What I Just Finished Reading
Goblins Attack – Holly Black & Tony DiTerlizzi
I very much enjoyed the first Spiderwick Chronicles volume, in which Black was at her creepy best describing the fey, but this one feels like that fanfic an author bangs out in 20 minutes and posts to AO3.
Arkham Asylum – Grant Morrison & Dave McKean
The 10th anniversary edition concludes with Morrison's annotated script, which made me like the comic proper less and neatly illustrates the gamble inherent in publishing scripts. By all means, write an ambitious story full of symbolism, recurrent motifs, and psychological and occult references, but if you need nearly 70 pages of single-spaced text to explain all of these elements because readers can't pick up on them from the story itself, you haven't done your job. (To say nothing of the fact that there's nothing particularly subtle or nuanced about Morrison's use of these elements.) The annotations also remove any question as to whether Morrison sees the rape and murder of women as anything other than an amanuensis for his male (read, real) characters' internal development. The answer, in case you were wondering, is no.
Dave McKean's art is gorgeous, though.
Deathless – Catheryne Valente
Overall, I enjoyed this, although it was a little uneven. The quasi-fairytale form works well with two characters but once you throw in a third you really need to switch to a more realistic style of narration or stick to the short story format, because it's hard to sympathise with characters whose motivations never extend beyond 'because this is what they do in their preordained fairytale roles.' That said, the language is still gorgeous and the interweaving of folktale and Russian history quite well done indeed.
A Curious Mind – Brian Grazer
Overall, this was a decent read that avoided becoming an egotistical vanity project. It's not phenomenal—there's a fair amount of bloat and Grazer frequently contorts himself arguing that every trait on earth ultimately boils down to curiousity by another name. The book could have done without the 20-odd pages listing every single person Grazer's interviewed over the last decades, but since we're on the subject: I counted and Grazer's interviewed 77 women to 480-odd men, so I'm curious to know if Grazer's that much less curious about women.
What I Am Currently Reading
Japan and Korea – Frank Carpenter
Man, this book. Carpenter visited so many of the places (and few of them are tourist hot spots) where nearly a century later I lived, or sheltered from typhoons, or took long walks in the middle of the night. Sometimes I identify the streets from the pictures, or the temple from the description of the neighborhood, and it just makes me want to go back.

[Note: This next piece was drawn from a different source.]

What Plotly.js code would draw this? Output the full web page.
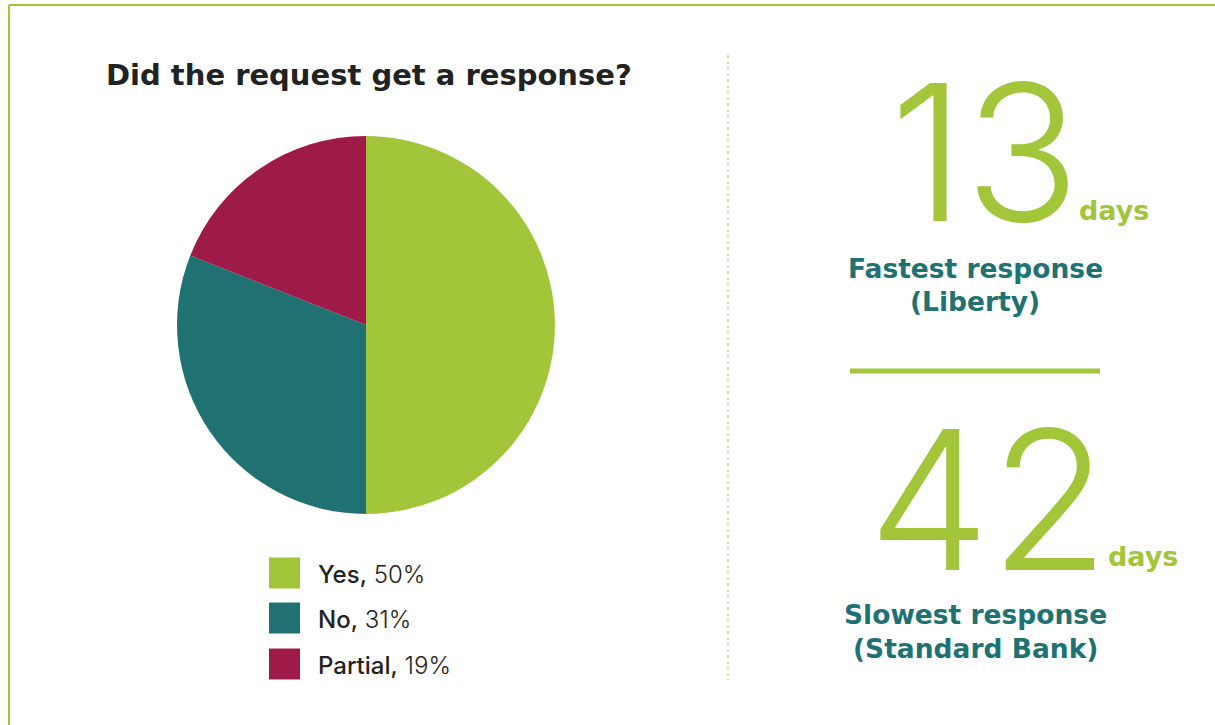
<!DOCTYPE html>
<html>
<head>
<meta charset="utf-8">
<script src="https://cdn.plot.ly/plotly-3.0.1.min.js"></script>
<style>html,body{margin:0;padding:0;background:#fff}#chart{width:1215px;height:725px}</style>
</head>
<body>
<div id="chart"></div>
<script>
var categories = ['Yes', 'No', 'Partial'];
var shares = [50, 31, 19];
var sliceColors = ['#a2c53a', '#207272', '#9e1a48'];
var chartTitle = 'Did the request get a response?';
var statValues = [13, 42];
var statUnit = 'days';
var statLabels = [['Fastest response', '(Liberty)'], ['Slowest response', '(Standard Bank)']];

var W = 1215, H = 725;
var green = '#a2c53a', teal = '#207272';
var FONT = 'Inter, "Open Sans", sans-serif';
var WIDE = '"DejaVu Sans", sans-serif';
function px(x){return x / W;}
function py(y){return 1 - y / H;}

var cx = 366, cy = 325, r = 189;
var trace = {
  type: 'pie',
  labels: categories,
  values: shares,
  marker: {colors: sliceColors, line: {width: 0}},
  sort: false,
  direction: 'clockwise',
  rotation: 0,
  textinfo: 'none',
  hoverinfo: 'label+percent',
  showlegend: false,
  domain: {x: [px(cx - r), px(cx + r)], y: [py(cy + r), py(cy - r)]}
};

var shapes = [
  {type: 'line', xref: 'paper', yref: 'paper', x0: px(9), x1: 1, y0: py(5), y1: py(5), line: {color: green, width: 2}},
  {type: 'line', xref: 'paper', yref: 'paper', x0: px(9), x1: px(9), y0: py(5), y1: 0, line: {color: green, width: 2}},
  {type: 'line', xref: 'paper', yref: 'paper', x0: px(728), x1: px(728), y0: py(55), y1: py(680), line: {color: '#c9de8c', width: 1.5, dash: 'dot'}},
  {type: 'line', xref: 'paper', yref: 'paper', x0: px(850), x1: px(1100), y0: py(371), y1: py(371), line: {color: green, width: 5}}
];
var annotations = [
  {text: '<b>' + chartTitle + '</b>', xref: 'paper', yref: 'paper', x: px(104), y: py(75), xanchor: 'left', yanchor: 'middle', showarrow: false, font: {family: WIDE, size: 29, color: '#222222'}}
];

var legendY = [573, 618, 664];
categories.forEach(function(c, i){
  var y = legendY[i];
  shapes.push({type: 'rect', xref: 'paper', yref: 'paper', x0: px(269), x1: px(300), y0: py(y + 15.5), y1: py(y - 15.5), fillcolor: sliceColors[i], line: {width: 0}});
  annotations.push({text: '<span style="font-weight:500">' + c + ',</span> <span style="font-weight:300">' + shares[i] + '%</span>', xref: 'paper', yref: 'paper', x: px(316), y: py(y + 1), xanchor: 'left', yanchor: 'middle', showarrow: false, font: {family: FONT, size: 24, color: '#222222'}});
});

var statNumX = [985, 988];
var statNumY = [152, 499];
var statNumSize = [190, 194];
var unitX = [1077, 1106];
var unitY = [210, 556];
var labelY = [[268, 301], [614, 648]];
statValues.forEach(function(v, i){
  annotations.push({text: String(v), xref: 'paper', yref: 'paper', x: px(statNumX[i]), y: py(statNumY[i]), xanchor: 'center', yanchor: 'middle', height: 150, valign: 'middle', showarrow: false, font: {family: FONT, size: statNumSize[i], color: green, weight: 300}});
  annotations.push({text: '<b>' + statUnit + '</b>', xref: 'paper', yref: 'paper', x: px(unitX[i]), y: py(unitY[i]), xanchor: 'left', yanchor: 'middle', showarrow: false, font: {family: WIDE, size: 27, color: green}});
  statLabels[i].forEach(function(t, j){
    annotations.push({text: '<b>' + t + '</b>', xref: 'paper', yref: 'paper', x: px(975), y: py(labelY[i][j]), xanchor: 'center', yanchor: 'middle', showarrow: false, font: {family: WIDE, size: 26.5, color: teal}});
  });
});

var layout = {
  width: W, height: H,
  margin: {l: 0, r: 0, t: 0, b: 0},
  paper_bgcolor: '#ffffff',
  showlegend: false,
  shapes: shapes,
  annotations: annotations
};
Plotly.newPlot('chart', [trace], layout, {displayModeBar: false, staticPlot: true});
</script>
</body>
</html>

The Infidel Stain – MJ Carter
Boy I did not care for this one the first time I read it. It just was not plausible to me that Avery could maintain such naivety and unquestioning acceptance of society and its mores after the events of The Strangler Vine and five years in Afghanistan. I still think it's implausible, but post-Devil's Feast I'm much calmer about it, because I am more than happy to follow that glorious character development across multiple volumes.
Tarot 101 – Kim Huggens
There's quite a bit of padding, and some blunders (as when it becomes painfully clear that Huggens has not read some of the books she lists in her "recommended reading" sections). But she compensates with an interesting schema for grouping the major arcana and some really insightful observations on the meanings of specific cards.
The Souls of China – Ian Johnson
Clariel – Garth Nix
I'm only reading this one during rainstorms, which means its slow going in this droughty summer, but this is the best Old Kingdom book since Sabriel, and it deserves to be read with the proper atmosphere.
The Essex Serpent – Sarah Perry
Still in early days with this one. Perry tends toward wordiness, but every few pages I'll come across a sentence that is just stunningly beautiful in its construction. I get the sense she's somewhat self-consciously setting up a pair of not traditionally likeable main characters, but we shall see how things progress from here.
The Beautiful Country and the Middle Kingdom – John Pomfret
What Jane Austen Ate and Charles Dickens Knew – Daniel Pool
Pool alternates between long, listlessly written chapters on topics that could could have been interesting (e.g. card games) and engaging descriptions of the minutiae governing everything from arranging to visit acquaintances or how the various rooms of a house were utilized during social occasions. There's just enough information here tht I haven't encountered in other volumes on the period to keep me reading, but it's by no means the best offering on the topic.
What I'm Reading Next
As ever, I really should finish some of the dozen or so books I've got going now before I add any new ones to the list.